Work to do -
Leave the pictures out and quote every line from the start of the listing to the line with "(ltime) at (247,422)", inclusive.

Source data -
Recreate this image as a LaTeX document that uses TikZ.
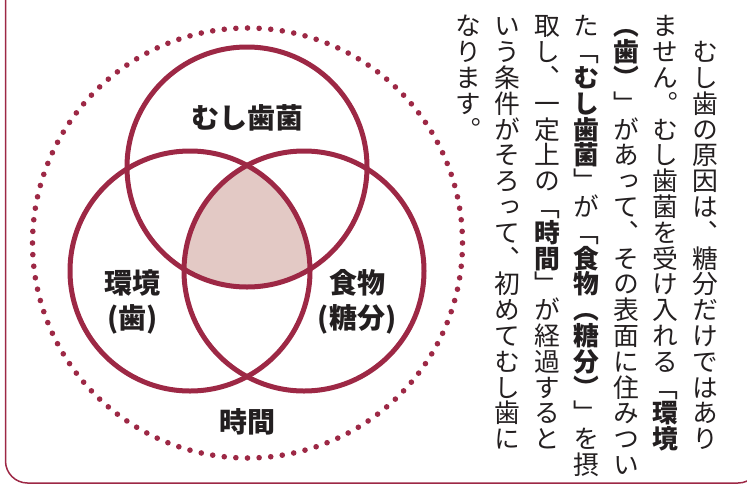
\documentclass[tikz,border=0pt]{standalone}
\usepackage{fontspec}
\setmainfont{Noto Sans CJK JP}
\newfontfamily\tatefont[RawFeature={vertical}]{Noto Sans CJK JP}
\definecolor{vennred}{HTML}{9D2845}
\definecolor{vennpink}{HTML}{E3C9C5}
\definecolor{inkgray}{HTML}{231F20}

\begin{document}
\begin{tikzpicture}[x=1pt,y=-1pt]
	\tikzset{venn/.style={draw=vennred, line width=5pt},
		vennlabel/.style={font=\fontsize{28}{30}\selectfont\bfseries, text=inkgray, inner sep=0pt},
		tatecol/.style={font=\tatefont\fontsize{25.8}{27}\selectfont, text=inkgray, rotate=-90, anchor=west, inner sep=0pt}};
	\useasboundingbox (0,0) rectangle (747,496);
	\clip (0,0) rectangle (747,496);
	\draw[vennred, line width=1.5pt, rounded corners=22pt] (5.5,-40) rectangle (760,483);
	
	\coordinate (germ) at (247,167);
	\coordinate (tooth) at (190,271);
	\coordinate (food) at (304,271);
	\coordinate (time) at (247.5,243);
	
	% common part of the three circles
	\begin{scope}
		\clip (tooth) circle[radius=120pt];
		\clip (food) circle[radius=120pt];
		\fill[vennpink] (germ) circle[radius=120pt];
	\end{scope}
	\draw[venn] (germ) circle[radius=120pt];
	\draw[venn] (tooth) circle[radius=120pt];
	\draw[venn] (food) circle[radius=120pt];
	
	% dotted ring for time
	\foreach \a in {0,3.1034,...,359} \fill[vennred] (time) ++(\a:215pt) circle(2.8pt);
	
	\node[vennlabel] (lgerm) at (247,117.5) {むし歯菌};
	\node[vennlabel] (ltooth) at (132.5,282.5) {環境};
	\node[vennlabel] (ltootha) at (132.5,319) {(歯)};
	\node[vennlabel] (lfood) at (357.5,282.5) {食物};
	\node[vennlabel] (lfooda) at (357,319) {(糖分)};
	\node[vennlabel] (ltime) at (247,422) {時間};
	
	\node[tatecol] (col1) at (715,13) {　むし歯の原因は、糖分だけではあり};
	\node[tatecol] (col2) at (675.5,13) {ません。むし歯菌を受け入れる「{\bfseries 環境}};
	\node[tatecol] (col3) at (636,13) {{\bfseries （歯）}」があって、その表面に住みつい};
	\node[tatecol] (col4) at (596.5,13) {た「{\bfseries むし歯菌}」が「{\bfseries 食物（糖分）}」を摂};
	\node[tatecol] (col5) at (557,13) {取し、一定上の「{\bfseries 時間}」が経過すると};
	\node[tatecol] (col6) at (517.5,13) {いう条件がそろって、初めてむし歯に};
	\node[tatecol] (col7) at (478,13) {なります。};
\end{tikzpicture}
\end{document}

Response -
Recreate this image as a LaTeX document that uses TikZ.
\documentclass[tikz,border=0pt]{standalone}
\usepackage{fontspec}
\setmainfont{Noto Sans CJK JP}
\newfontfamily\tatefont[RawFeature={vertical}]{Noto Sans CJK JP}
\definecolor{vennred}{HTML}{9D2845}
\definecolor{vennpink}{HTML}{E3C9C5}
\definecolor{inkgray}{HTML}{231F20}

\begin{document}
\begin{tikzpicture}[x=1pt,y=-1pt]
	\tikzset{venn/.style={draw=vennred, line width=5pt},
		vennlabel/.style={font=\fontsize{28}{30}\selectfont\bfseries, text=inkgray, inner sep=0pt},
		tatecol/.style={font=\tatefont\fontsize{25.8}{27}\selectfont, text=inkgray, rotate=-90, anchor=west, inner sep=0pt}};
	\useasboundingbox (0,0) rectangle (747,496);
	\clip (0,0) rectangle (747,496);
	\draw[vennred, line width=1.5pt, rounded corners=22pt] (5.5,-40) rectangle (760,483);
	
	\coordinate (germ) at (247,167);
	\coordinate (tooth) at (190,271);
	\coordinate (food) at (304,271);
	\coordinate (time) at (247.5,243);
	
	% common part of the three circles
	\begin{scope}
		\clip (tooth) circle[radius=120pt];
		\clip (food) circle[radius=120pt];
		\fill[vennpink] (germ) circle[radius=120pt];
	\end{scope}
	\draw[venn] (germ) circle[radius=120pt];
	\draw[venn] (tooth) circle[radius=120pt];
	\draw[venn] (food) circle[radius=120pt];
	
	% dotted ring for time
	\foreach \a in {0,3.1034,...,359} \fill[vennred] (time) ++(\a:215pt) circle(2.8pt);
	
	\node[vennlabel] (lgerm) at (247,117.5) {むし歯菌};
	\node[vennlabel] (ltooth) at (132.5,282.5) {環境};
	\node[vennlabel] (ltootha) at (132.5,319) {(歯)};
	\node[vennlabel] (lfood) at (357.5,282.5) {食物};
	\node[vennlabel] (lfooda) at (357,319) {(糖分)};
	\node[vennlabel] (ltime) at (247,422) {時間};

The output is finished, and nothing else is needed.